Don't wait until 2014 to recommit

It's a week into the New Year and chances are you've already slipped a little on the resolutions you were so enthusiastic about after a few drinks on December 31.

But don't be disheartened. The number of people who actually stick to their resolutions is anywhere between a mere 8 per cent to just over half depending on what survey you believe, so you're in good company.

Luckily, it isn't necessary to wait another year before you start making a move on your resolution again, but unless you have a plan, you're not going to make any new progress.

Balgownie wellness coach Orietta Worthington says unless you have mapped out your goals for each day, each week and each month, the chances of your resolution falling to the wayside are high.

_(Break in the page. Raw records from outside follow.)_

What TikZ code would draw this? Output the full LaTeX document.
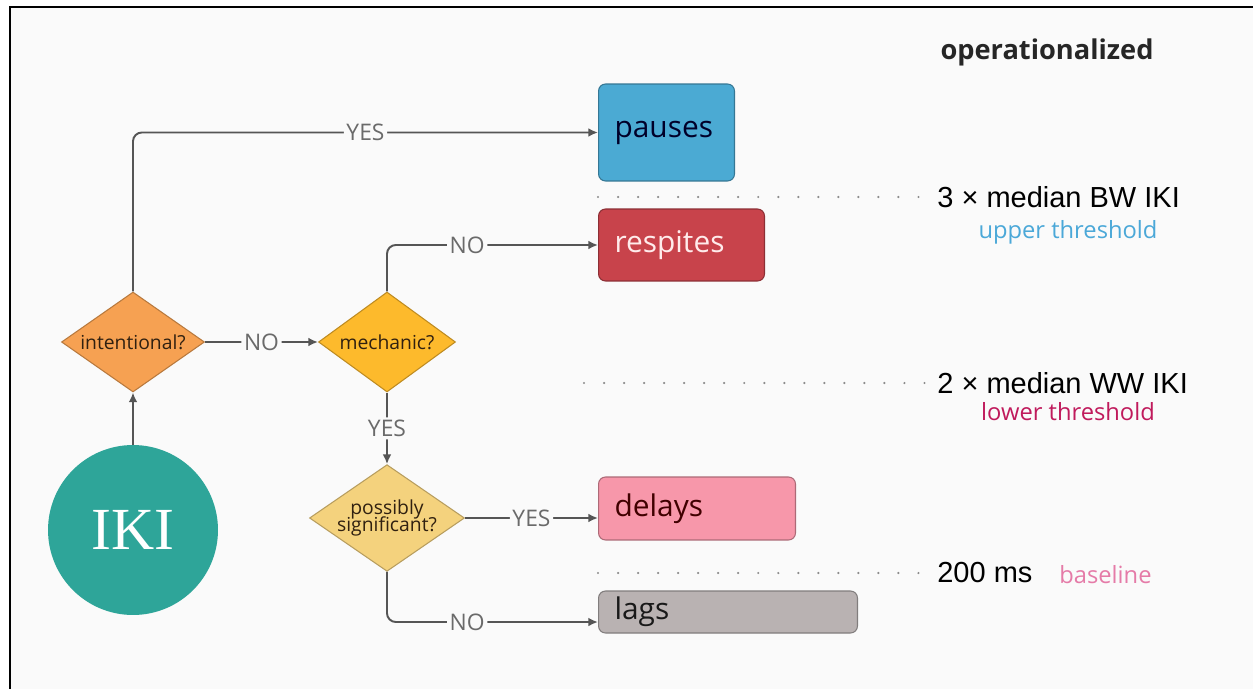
\documentclass[tikz,border=0pt]{standalone}
\usepackage{fontspec}
\setmainfont{Open Sans}
\newfontfamily\valfont{Liberation Sans}
\newfontfamily\ikifont{Liberation Serif}
\usepackage{tikz}
\usetikzlibrary{arrows.meta, positioning, shapes.geometric, calc}

\definecolor{bgcol}{HTML}{FAFAFA}
\definecolor{linecol}{HTML}{555555}
\definecolor{labcol}{HTML}{6A6A6A}
\definecolor{ikicol}{HTML}{2EA599}
\definecolor{intcol}{HTML}{F6A152}
\definecolor{mechcol}{HTML}{FDBA2C}
\definecolor{posscol}{HTML}{F4D27D}
\definecolor{pausecol}{HTML}{4BAAD3}
\definecolor{respcol}{HTML}{C8434B}
\definecolor{delaycol}{HTML}{F797AA}
\definecolor{lagcol}{HTML}{B9B2B2}
\definecolor{uppercol}{HTML}{4BA8D8}
\definecolor{lowercol}{HTML}{C01A5C}
\definecolor{basecol}{HTML}{E57BA8}

\tikzset{
  question/.style={diamond, draw=#1!75!black, fill=#1, line width=0.6pt,
    shape aspect=1.43, minimum width=2.86cm, minimum height=2cm, inner sep=0pt,
    font=\fontsize{11}{12}\selectfont, text=black!75!brown, align=center},
  outcome/.style={rectangle, rounded corners=4pt, draw=#1!70!black, fill=#1,
    line width=0.6pt, anchor=west, align=left, inner xsep=0.32cm,
    font=\fontsize{17}{19}\selectfont},
  flow/.style={draw=linecol, line width=1.1pt, rounded corners=5pt,
    -{Latex[length=5.5pt,width=5pt]}},
  answer/.style={fill=bgcol, text=labcol, inner sep=1.5pt,
    font=\fontsize{13}{14}\selectfont},
  level/.style={draw=black!45, line width=1.4pt, line cap=round,
    dash pattern=on 0pt off 11.4pt},
  value/.style={anchor=west, inner sep=0pt, font=\valfont\fontsize{16.5}{18}\selectfont},
  note/.style={inner sep=0pt, font=\fontsize{13.5}{15}\selectfont}
}

\begin{document}
\begin{tikzpicture}[x=0.02cm, y=-0.02cm]
  \useasboundingbox (0,0) rectangle (1253,689);

  % frame and background
  \fill[bgcol] (10,7) rectangle (1253,689);
  \draw[black, line width=1.6pt] (1253,7) -- (10,7) -- (10,689);

  % start
  \node[circle, fill=ikicol, minimum size=3.4cm, inner sep=0pt, text=white,
    font=\ikifont\fontsize{34}{36}\selectfont] (iki) at (133,530) {IKI};

  % decisions
  \node[question=intcol] (intent) at (133,342) {intentional?};
  \node[question=mechcol, minimum width=2.74cm] (mech) at (387,342) {mechanic?};
  \node[question=posscol, minimum width=3.1cm, minimum height=2.06cm] (poss) at (387,518)
    {possibly\\[-2pt]significant?};

  % outcomes
  \node[outcome=pausecol, text=black!60!blue!40!black, minimum height=1.94cm,
    text width=2.08cm] (pauses) at (598,132.5) {pauses};
  \node[outcome=respcol, text=red!8!white, minimum height=1.44cm,
    text width=2.68cm] (respites) at (598,245) {respites};
  \node[outcome=delaycol, text=black!75!red, minimum height=1.26cm,
    text width=3.3cm] (delays) at (598,508.5) {delays};
  \node[outcome=lagcol, text=black!90, minimum height=0.84cm,
    text width=4.54cm] (lags) at (598,612) {lags};

  % arrows
  \draw[flow] (iki) -- (intent);
  \draw[flow] (intent.north) |- node[answer, pos=0.75] {YES} (pauses.west);
  \draw[flow] (intent) -- node[answer] {NO} (mech);
  \draw[flow] (mech.north) |- node[answer, pos=0.69] {NO} (respites.west);
  \draw[flow] (mech) -- node[answer] {YES} (poss);
  \draw[flow] (poss.east) -- node[answer] {YES} ([yshift=-5.4pt]delays.west);
  \draw[flow] (poss.south) |- node[answer, pos=0.69] {NO} ([yshift=-5.7pt]lags.west);

  % thresholds
  \node[inner sep=0pt, font=\bfseries\fontsize{15.5}{17}\selectfont, text=black!85]
    (oper) at (1047,52) {operationalized};

  \node[value] (bw) at (937,197) {3 × median BW IKI};
  \node[note, text=uppercol] (upper) at (1068,232) {upper threshold};
  \coordinate (bwstart) at (598,197);
  \draw[level] (bwstart) -- ([xshift=-3pt]bw.west);

  \node[value] (ww) at (937,383) {2 × median WW IKI};
  \node[note, text=lowercol] (lower) at (1068,412) {lower threshold};
  \coordinate (wwstart) at (584,383);
  \draw[level] (wwstart) -- ([xshift=-3pt]ww.west);

  \node[value] (ms) at (937,573) {200 ms};
  \node[note, text=basecol, anchor=west] (base) at (1059,575) {baseline};
  \coordinate (msstart) at (598,573);
  \draw[level] (msstart) -- ([xshift=-3pt]ms.west);
\end{tikzpicture}
\end{document}
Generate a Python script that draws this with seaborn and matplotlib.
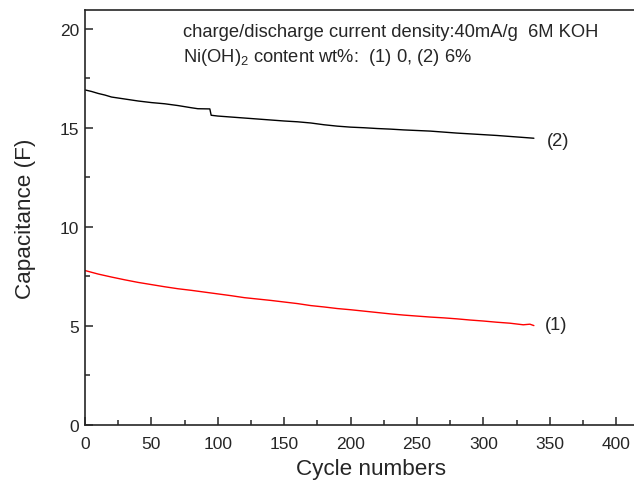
import matplotlib
matplotlib.use("Agg")
import matplotlib.pyplot as plt
import numpy as np
import pandas as pd
import seaborn as sns
from matplotlib.ticker import MultipleLocator

# ── Data ────────────────────────────────────────────────────────────────
cycles_2 = [0, 5, 10, 15, 20, 30, 40, 50, 60, 70, 80, 85, 94, 95, 100, 110,
            120, 130, 140, 150, 160, 170, 180, 190, 200, 210, 220, 230, 240,
            250, 260, 270, 280, 290, 300, 310, 320, 330, 338]
cap_2 = [16.92, 16.84, 16.74, 16.66, 16.56, 16.46, 16.36, 16.28, 16.22,
         16.13, 16.02, 15.97, 15.96, 15.64, 15.60, 15.55, 15.50, 15.45,
         15.40, 15.35, 15.31, 15.25, 15.16, 15.09, 15.04, 15.01, 14.97,
         14.94, 14.90, 14.87, 14.84, 14.79, 14.74, 14.70, 14.66, 14.62,
         14.57, 14.52, 14.48]

cycles_1 = [0, 10, 20, 30, 40, 50, 60, 70, 80, 90, 100, 110, 120, 130, 140,
            150, 160, 170, 180, 190, 200, 210, 220, 230, 240, 250, 260, 270,
            280, 290, 300, 310, 320, 330, 335, 338]
cap_1 = [7.80, 7.62, 7.47, 7.33, 7.20, 7.09, 6.98, 6.88, 6.80, 6.71, 6.62,
         6.53, 6.43, 6.36, 6.29, 6.21, 6.13, 6.03, 5.96, 5.88, 5.82, 5.75,
         5.68, 5.61, 5.55, 5.50, 5.45, 5.41, 5.36, 5.30, 5.25, 5.19, 5.14,
         5.06, 5.09, 5.02]

sample_labels = ["(1)", "(2)"]
sample_colors = {"(1)": "#ff0000", "(2)": "#000000"}

df = pd.concat([
    pd.DataFrame({"cycle": cycles_1, "cap": cap_1, "sample": "(1)"}),
    pd.DataFrame({"cycle": cycles_2, "cap": cap_2, "sample": "(2)"}),
])

sns.set_style("ticks")
plt.rcParams["font.family"] = ["Liberation Sans", "DejaVu Sans"]
plt.rcParams["mathtext.fontset"] = "custom"
plt.rcParams["mathtext.rm"] = "Liberation Sans"
plt.rcParams["mathtext.it"] = "Liberation Sans"

fig = plt.figure(figsize=(6.34, 4.81), dpi=100)
# the original plot runs past the right edge of the crop
ax = fig.add_axes([85 / 634, 55 / 481, (657 - 85) / 634, (426 - 10.7) / 481])

sns.lineplot(data=df, x="cycle", y="cap", hue="sample", palette=sample_colors,
             hue_order=sample_labels, linewidth=1.0, legend=False, ax=ax,
             estimator=None, sort=False)

ax.set_xlim(0, 430.7)
ax.set_ylim(0, 20.97)
ax.xaxis.set_major_locator(MultipleLocator(50))
ax.xaxis.set_minor_locator(MultipleLocator(25))
ax.yaxis.set_major_locator(MultipleLocator(5))
ax.yaxis.set_minor_locator(MultipleLocator(2.5))
ax.tick_params(which="major", direction="in", length=6, width=1.1,
               labelsize=12.5)
ax.tick_params(axis="x", pad=8)
ax.tick_params(axis="y", pad=4)
ax.tick_params(which="minor", direction="in", length=3.5, width=1.1)
ax.tick_params(axis="y", which="both", right=False)
ax.tick_params(axis="x", which="both", top=False)

for side in ["left", "bottom", "top"]:
    ax.spines[side].set_linewidth(1.2)
    ax.spines[side].set_visible(True)
ax.spines["right"].set_visible(False)

ax.set_xlabel("Cycle numbers", fontsize=16.2, labelpad=5)
ax.set_ylabel("Capacitance (F)", fontsize=16.2, labelpad=17)

ax.text(73.8, 19.85, "charge/discharge current density:40mA/g  6M KOH",
        fontsize=13.2, va="center", ha="left")
ax.text(73.8, 18.6, r"Ni(OH)$_2$ content wt%:  (1) 0, (2) 6%",
        fontsize=13.2, va="center", ha="left")

ax.text(cycles_2[-1] + 10, cap_2[-1] - 0.12, "(2)", fontsize=13.2,
        va="center", ha="left")
ax.text(cycles_1[-1] + 8, cap_1[-1] + 0.03, "(1)", fontsize=13.2,
        va="center", ha="left")

fig.savefig("out.png", dpi=100)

"The plan is what's missing for people. They don't often sit down and take the time to plan it through," she says.

While it is all well and good to make statements such as "I'll lose 15 kilos this year" or "I want to change jobs", these are too vague and need to be broken down into a checklist of smaller tasks.

"It's almost wishful thinking, but without the planning and the commitment it's not going to happen, it's just going to stay in a person's head," Worthington says.

Goals need to be measurable, set for a certain time frame and realistic - a point where many people fall down.

For example, working out how much weight you need to drop each week to reach your goal weight in three months means you have smaller, achievable targets that will add up to your ultimate goal. This will help stop you feeling disappointed and giving up when the kilos don't fall off quickly.

Writing down your resolutions and the steps you are going to take to achieve them and putting them somewhere you will see every day, such as on the refrigerator or in a diary, will give you extra motivation.

"It just makes it more concrete," Worthington says.

Ensuring you have support from those around you will make it easier to reach your goals, whether you visit a dietitian, financial planner or just have people in your life that want to help you achieve your resolution.

Reviewing your goals and the progress you are making towards them each week will help you get back on track if you have lapsed in your efforts - an especially important task if you find yourself setting the same resolution year after year.

"Getting back on track, people will often put that off as well, so that's where that planning is pivotal to the success of achieving their New Year's resolution," Worthington says.

While it might seem difficult to break down your lofty pursuits into what you can do day by day, it makes you more likely to achieve the ultimate resolution because you will have formed good habits over the weeks you work towards it.

"Change is easy to make. Maintenance is where it gets harder," Worthington says.

"People will often start out changing their diet and do that for the week, and by the following week it's no longer happening because they don't maintain it."

"That's where planning and looking at goals rather than just the solution is a greater formula for success."